Given these events, the timing was ripe enough for Giuliani to offer these kind of assurances. That he used the media as a megaphone to communicate Trump’s intention to help them skate is, nevertheless, an extraordinary development. While Trump allies have suggested that Trump would attempt to resolve the Mueller probe in this fashion — for example, Trump White House hanger-on Roger Stone told the Washington Post that Trump’s pardon of conservative crank Dinesh D’Souza served as a signal that the president intended to use his “even more awesome powers” for this self-serving purpose — this suggestion had not previously been offered up by a member of the White House legal team.

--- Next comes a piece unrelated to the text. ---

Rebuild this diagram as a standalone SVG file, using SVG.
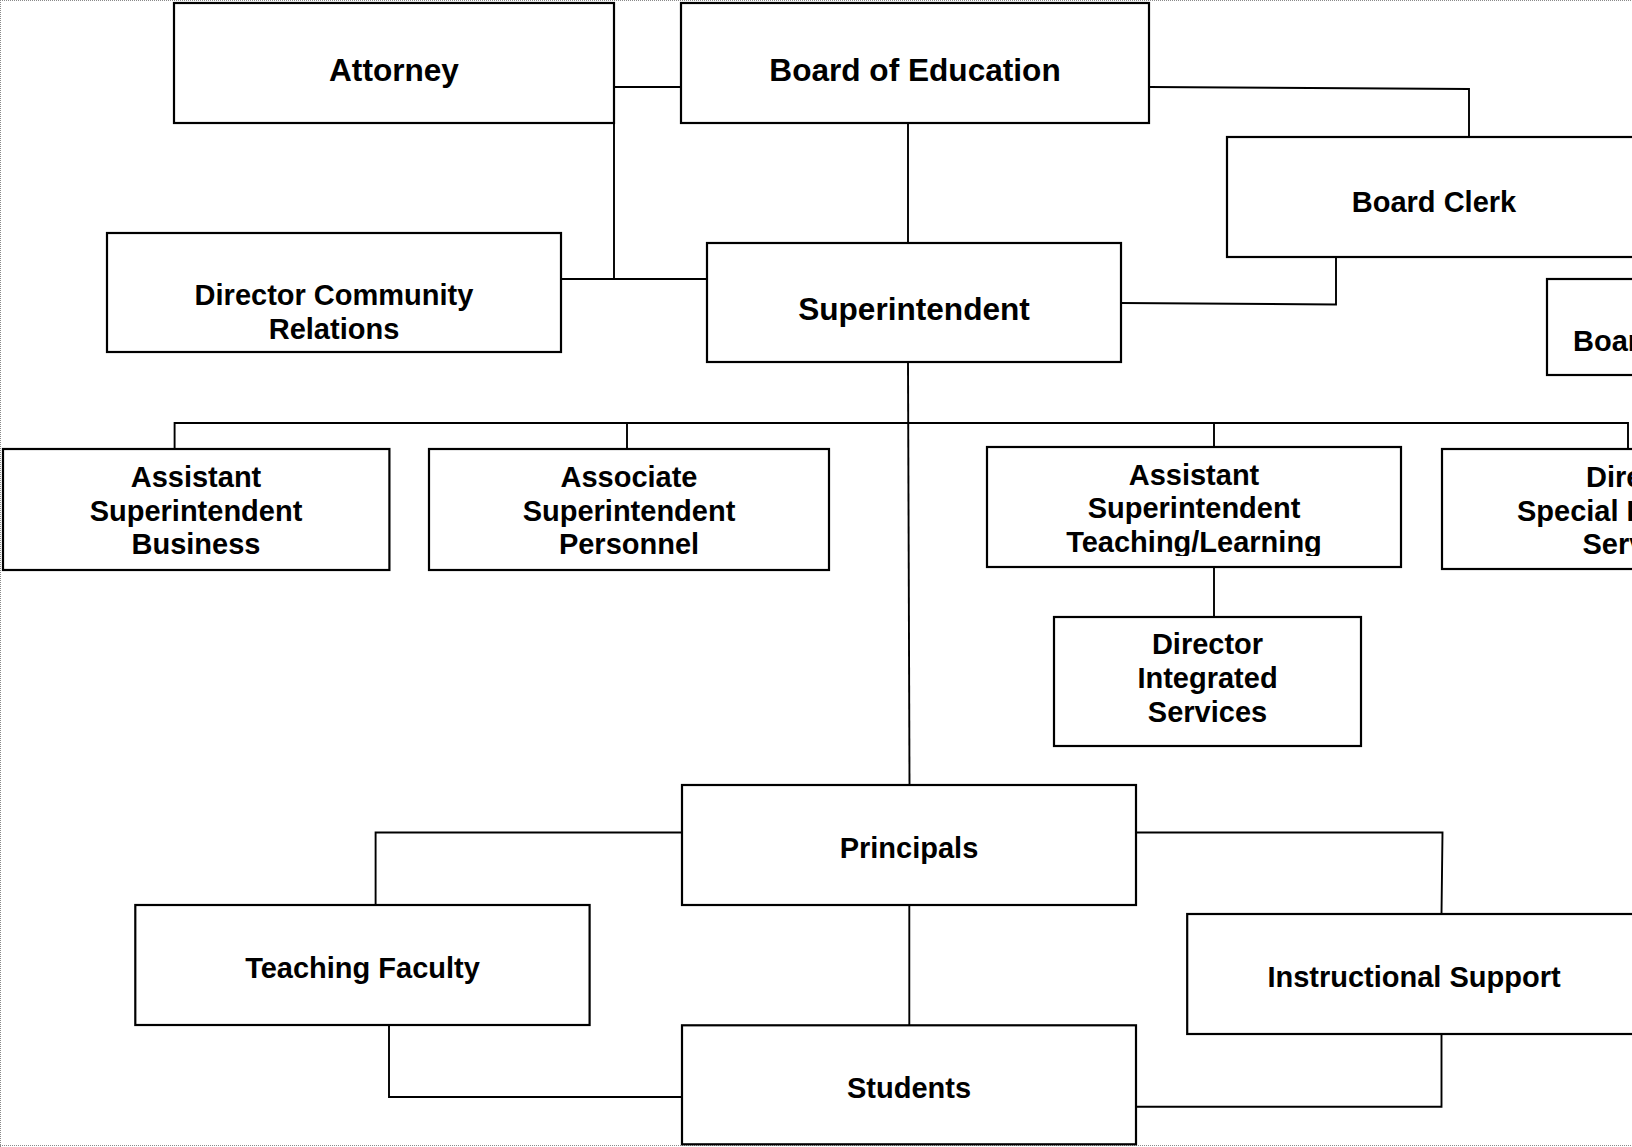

For his part, Donald Trump spent part of his day hedging his bets by making another one of his periodic attempts to suggest that he and Manafort did not have serious dealings with one another. On Twitter, Trump acted as if he was a bemused observer of Manafort’s fate.

The New York Daily News reported that Giuliani also found the charges against Manafort to be unfair. “You put a guy in jail if he’s trying to kill witnesses, not just talking to witnesses,” said Giuliani, who has a decade’s worth of prosecutorial experience and yet somehow is not familiar with the relevant statutes concerning witness tampering.